Il est nécessaire que l'Union européenne et le Royaume-Uni continuent de coopérer étroitement dans la lutte contre la cybercriminalité. Cela suppose également la participation , selon des modalités qui seraient définies par les négociateurs, de ce pays aux agences européennes Europol, Eurojust et ENISA .

Le Sénat avait d'ailleurs pris position en ce sens dans sa résolution européenne sur le nouveau partenariat euro-britannique.

Résolution européenne ( n° 75 ) du Sénat du 6 mars 2020

sur le mandat de négociation du nouveau partenariat

Union européenne - Royaume-Uni (extraits)

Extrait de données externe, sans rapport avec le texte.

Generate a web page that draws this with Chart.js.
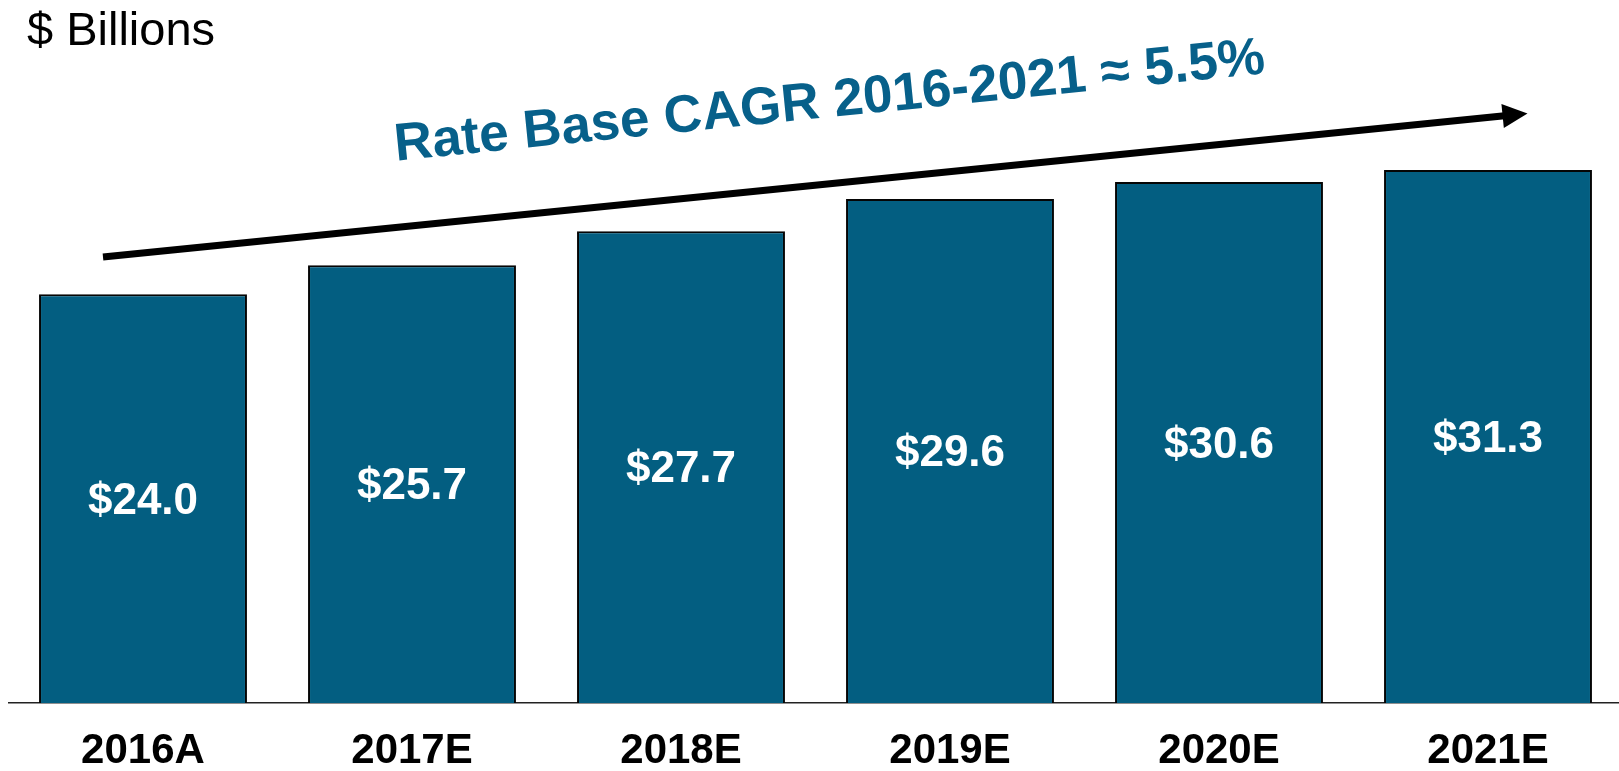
<!DOCTYPE html>
<html>
<head>
<meta charset="utf-8">
<script src="https://cdn.jsdelivr.net/npm/chart.js@4.4.1/dist/chart.umd.min.js"></script>
<style>
  html, body { margin: 0; padding: 0; background: #ffffff; overflow: hidden; }
  #wrap { position: relative; width: 1624px; height: 800px; }
</style>
</head>
<body>
<div id="wrap"><canvas id="c" width="1624" height="800"></canvas></div>
<script>
const categories = ['2016A', '2017E', '2018E', '2019E', '2020E', '2021E'];
const rateBase = [24.0, 25.7, 27.7, 29.6, 30.6, 31.3];
const valueLabels = ['$24.0', '$25.7', '$27.7', '$29.6', '$30.6', '$31.3'];
const unitLabel = '$ Billions';
const cagrLabel = 'Rate Base CAGR 2016-2021 \u2248 5.5%';

const FONT = "'Liberation Sans', Arial, Helvetica, sans-serif";
const BAR = '#035e81';
const TEAL = '#07608a';

const annotations = {
  id: 'annotations',
  afterDatasetsDraw(chart) {
    const ctx = chart.ctx;
    const meta = chart.getDatasetMeta(0);
    ctx.save();
    ctx.fillStyle = '#ffffff';
    ctx.font = 'bold 44px ' + FONT;
    ctx.textAlign = 'center';
    ctx.textBaseline = 'middle';
    meta.data.forEach((bar, i) => {
      const cy = (bar.y + bar.base) / 2 + 3;
      ctx.fillText(valueLabels[i], bar.x, cy);
    });
    ctx.restore();
  },
  afterDraw(chart) {
    const ctx = chart.ctx;
    const area = chart.chartArea;
    ctx.save();
    ctx.fillStyle = '#000000';
    ctx.font = '47px ' + FONT;
    ctx.textAlign = 'left';
    ctx.textBaseline = 'alphabetic';
    ctx.fillText(unitLabel, 27, 45);

    const x0 = area.left + 94.5, y0 = 257;
    const x1 = area.left + 1519, y1 = 113.5;
    const ang = Math.atan2(y1 - y0, x1 - x0);
    const headLen = 25, headHalf = 12;
    const bx = x1 - headLen * Math.cos(ang), by = y1 - headLen * Math.sin(ang);
    ctx.strokeStyle = '#000000';
    ctx.lineWidth = 7;
    ctx.lineCap = 'butt';
    ctx.beginPath();
    ctx.moveTo(x0, y0);
    ctx.lineTo(bx + 2 * Math.cos(ang), by + 2 * Math.sin(ang));
    ctx.stroke();
    ctx.fillStyle = '#000000';
    ctx.beginPath();
    ctx.moveTo(x1, y1);
    ctx.lineTo(bx - headHalf * Math.sin(ang), by + headHalf * Math.cos(ang));
    ctx.lineTo(bx + headHalf * Math.sin(ang), by - headHalf * Math.cos(ang));
    ctx.closePath();
    ctx.fill();

    ctx.translate(831, 117);
    ctx.rotate(ang);
    ctx.fillStyle = TEAL;
    ctx.font = 'bold 53px ' + FONT;
    ctx.textAlign = 'center';
    ctx.textBaseline = 'alphabetic';
    ctx.fillText(cagrLabel, 0, 0);
    ctx.restore();
  }
};

new Chart(document.getElementById('c'), {
  type: 'bar',
  data: {
    labels: categories,
    datasets: [{
      data: rateBase,
      backgroundColor: BAR,
      borderColor: '#050505',
      borderWidth: 2,
      barPercentage: 0.773,
      categoryPercentage: 1.0
    }]
  },
  options: {
    responsive: false,
    animation: false,
    devicePixelRatio: 1,
    layout: { padding: { top: 107, left: 8.5, right: 1.5, bottom: 1 } },
    plugins: {
      legend: { display: false },
      tooltip: { enabled: false },
      title: { display: false }
    },
    scales: {
      x: {
        grid: { display: false, drawTicks: false },
        border: { display: true, color: '#222222', width: 1.5 },
        ticks: {
          color: '#000000',
          padding: 27,
          font: { family: FONT, size: 42, weight: 'bold', lineHeight: 1 },
          maxRotation: 0
        }
      },
      y: {
        display: false,
        min: 0,
        max: 35
      }
    }
  },
  plugins: [annotations]
});
</script>
</body>
</html>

- Concernant la sécurité intérieure et la coopération judiciaire

Rappelle que l'Union européenne et le Royaume-Uni partagent des valeurs communes et un attachement aux droits fondamentaux, illustrés notamment par l'adhésion des États membres et du Royaume-Uni à la convention européenne des droits de l'Homme ; souligne que l'Union européenne et le Royaume-Uni sont confrontés à des menaces communes de nature transfrontalière, en particulier le terrorisme et la criminalité organisée ; fait observer que le Royaume-Uni, en tant qu'État tiers, ne fait pas partie de l'espace Schengen, ne bénéficie d'aucun accès privilégié aux systèmes d'information de l'Union européenne et n'appartient pas aux agences européennes intervenant dans l'espace de liberté, de sécurité et de justice ;

Considère dès lors qu'il est indispensable d'instituer une coopération entre l'Union européenne et le Royaume-Uni permettant de répondre à ces menaces de façon à assurer la sécurité de leurs citoyens, dans le respect de l'autonomie de l'Union européenne et de la souveraineté du Royaume-Uni ; approuve les dispositions du mandat de négociation dans ce domaine de coopération, qui portent sur l'échange de données, la coopération opérationnelle entre services répressifs et judiciaires en matière pénale et la lutte contre le blanchiment de capitaux et le financement du terrorisme ;

Estime que le nouveau partenariat devra garantir un haut niveau de protection et de coopération dans ce domaine ; demande que les négociateurs prennent plus particulièrement en compte les normes et contrôles en matière de protection des données, y compris les données des dossiers passagers (PNR), les relations du Royaume-Uni avec Europol et Eurojust et les modalités d'extradition et d'entraide judiciaire, qui remplaceront le mandat d'arrêt européen ;

Appelle à instituer la coopération la plus étroite possible, dans le respect de l'autonomie de l'Union européenne et de la souveraineté du Royaume-Uni, dans les domaines de la cybersécurité et de la lutte contre la cybercriminalité et la migration irrégulière ; souhaite que la protection civile pour ce qui est des catastrophes naturelles ou d'origine humaine fasse également l'objet d'une coopération étroite ;


* 24 Le premier protocole additionnel à la convention de Budapest, du 28 janvier 2003, porte sur l'incrimination d'actes de nature raciste et xénophobe commis par le biais de systèmes informatiques.